Google's next major smartphone may be made by a Chinese tech company for the first time
Yang wrote on Chinese social network Weibo that Google had chosen Huawei as its hardware partner, according to tech site GizmoChina.
This would be a first for Google - in the past, the company has partnered smartphone manufacturers that have a presence in the United States such as Samsung, LG and Motorola.
Huawei is the second-largest smartphone maker in China, but it only holds less than 1% of the US smartphone market, according to Reuters. But the company may be making some moves to change that.
Huawei is reportedly planning to bring a bunch of its flagship products, including wearables and smartphones like the iPhone 6-look-a-like Honor 6 Plus to the US this year, Reuters reports. A partnership with Google would obviously benefit Huawei on that front.

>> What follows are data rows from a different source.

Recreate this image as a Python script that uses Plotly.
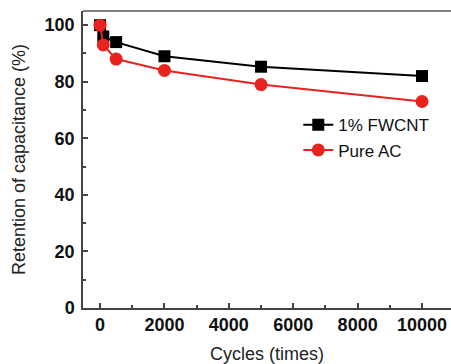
import plotly.graph_objects as go

cycles = [0, 100, 500, 2000, 5000, 10000]
fwcnt = [100, 96, 94, 89, 85.3, 82]
pure_ac = [100, 93, 88, 84, 79, 73]

x_ticks = [0, 2000, 4000, 6000, 8000, 10000]
y_ticks = [0, 20, 40, 60, 80, 100]

fig = go.Figure()
fig.add_trace(go.Scatter(x=cycles, y=fwcnt, name="1% FWCNT", mode="lines+markers",
                         line=dict(color="black", width=2),
                         marker=dict(symbol="square", size=12, color="black")))
fig.add_trace(go.Scatter(x=cycles, y=pure_ac, name="Pure AC", mode="lines+markers",
                         line=dict(color="#e8231f", width=2),
                         marker=dict(symbol="circle", size=13, color="#e8231f")))

FAM = "Liberation Sans, Arial"
axis_font = dict(family=FAM, size=18, color="#222")
tick_font = dict(family=FAM, size=18, color="#111", weight="bold")
fig.update_layout(
    width=451, height=364,
    margin=dict(l=83, r=0, t=11, b=56),
    plot_bgcolor="white", paper_bgcolor="white",
    showlegend=True,
    legend=dict(x=0.585, y=0.676, xanchor="left", yanchor="top",
                font=dict(family=FAM, size=17, color="#111"),
                bgcolor="rgba(0,0,0,0)", tracegroupgap=0),
    font=dict(family=FAM),
)
fig.update_xaxes(range=[-530, 10900], tickvals=x_ticks, ticktext=[str(v) for v in x_ticks],
                 ticks="inside", ticklen=5, tickwidth=1.5, tickcolor="#444",
                 minor=dict(dtick=1000, tick0=0, ticks="inside", ticklen=3, tickcolor="#444"),
                 showline=True, linecolor="#444", linewidth=1.5, showgrid=False, zeroline=False,
                 tickfont=tick_font, ticklabeloverflow="allow", automargin=False,
                 title=dict(text="Cycles (times)", font=axis_font, standoff=15))
fig.update_yaxes(range=[0, 105], tickvals=y_ticks, ticktext=[str(v) for v in y_ticks],
                 ticks="inside", ticklen=5, tickwidth=1.5, tickcolor="#444",
                 minor=dict(dtick=10, tick0=0, ticks="inside", ticklen=3, tickcolor="#444"),
                 showline=True, linecolor="#444", linewidth=1.5, showgrid=False, zeroline=False,
                 tickfont=tick_font, ticklabeloverflow="allow", automargin=False,
                 ticklabelstandoff=3,
                 title=dict(text="Retention of capacitance (%)", font=axis_font, standoff=14))
fig.add_shape(type="line", xref="paper", yref="paper", x0=0, x1=1, y0=1, y1=1,
              line=dict(color="#555", width=1.5))
fig.write_html("out.html", config={"displayModeBar": False},
               post_script="document.body.style.margin='0';document.body.style.overflow='hidden';")
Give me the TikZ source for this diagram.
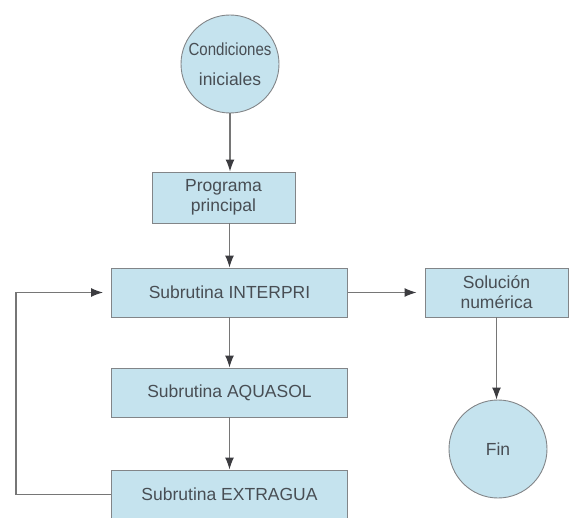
\documentclass[tikz,border=0pt]{standalone}
\usepackage{fontspec}
\setmainfont{Liberation Sans}
\usepackage{graphicx}
\usepackage{tikz}
\usetikzlibrary{arrows.meta}
\definecolor{boxFill}{RGB}{197, 227, 238}
\definecolor{boxLine}{RGB}{130, 133, 136}
\definecolor{lineColor}{RGB}{118, 118, 118}
\definecolor{tipColor}{RGB}{60, 60, 64}
\definecolor{textColor}{RGB}{72, 78, 84}
\tikzset{
    flow_box/.style={
        rectangle,
        draw=boxLine,
        fill=boxFill,
        line width=0.9pt,
        text=textColor,
        minimum width=236pt,
        minimum height=49pt,
        inner sep=0pt,
        align=center,
        font=\fontsize{17.5}{20}\selectfont
    },
    flow_circle/.style={
        circle,
        draw=boxLine,
        fill=boxFill,
        line width=0.9pt,
        text=textColor,
        minimum size=98pt,
        inner sep=0pt,
        align=center,
        font=\fontsize{17.5}{20}\selectfont
    },
    flow_edge/.style={
        ->,
        >={Latex[length=12pt, width=9pt, color=tipColor]},
        draw=lineColor,
        line width=1.3pt
    },
    side_edge/.style={
        flow_edge,
        shorten >=8pt
    }
}

\begin{document}
\begin{tikzpicture}[x=1pt, y=-1pt]
        \useasboundingbox (0,0) rectangle (572,518);

        \node[flow_circle] (cond) at (230,64)
            {\scalebox{0.86}[1]{Condiciones}\\[10pt]iniciales};
        \node[flow_box, minimum width=143pt, minimum height=51pt] (prog) at (223.5,197.5)
            {Programa\\principal};
        \node[flow_box] (interpri) at (229.5,292.5) {Subrutina INTERPRI};
        \node[flow_box] (aquasol) at (229.5,392.5) {Subrutina AQUASOL};
        \node[flow_box] (extragua) at (229.5,494.5) {Subrutina EXTRAGUA};
        \node[flow_box, minimum width=143pt] (sol) at (496.5,292.5)
            {Solución\\numérica};
        \node[flow_circle] (fin) at (498,449) {Fin};
        \coordinate (loop_corner) at (16,494.5);

        \draw[flow_edge] (cond.south) -- (cond.south |- prog.north);
        \draw[flow_edge] (prog.south -| interpri.north) -- (interpri.north);
        \draw[flow_edge] (interpri.south) -- (aquasol.north);
        \draw[flow_edge] (aquasol.south) -- (extragua.north);
        \draw[side_edge] (extragua.west) -- (loop_corner) |- (interpri.west);
        \draw[side_edge] (interpri.east) -- (sol.west);
        \draw[flow_edge] (sol.south) -- (sol.south |- fin.north);
    \end{tikzpicture}
\end{document}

Huawei also told The Verge in an interview that its phones sold in the US will come with a stock version of Android. Google's Nexus devices are the only phones that come with the clean, bloatware-free edition of Android. The Verge's story also says Huawei is "leaning on Google" to break into the US smartphone market, which also hints that it could be Google's next big Nexus partner.
If true, the move would comes more than two years after the US government released a report saying Huawei and Chinese phone maker ZTE posed a national security risk. The two companies, according to the report, failed to provide documents that detail their relationship with Chinese authorities, according to The New York Times. About a year later, Huawei came out and said publicly that the government has never asked for access to its technology or data on its users.
Google is likely to unveil its next Nexus phone around October, which would mark about one year following the release of the Nexus 6.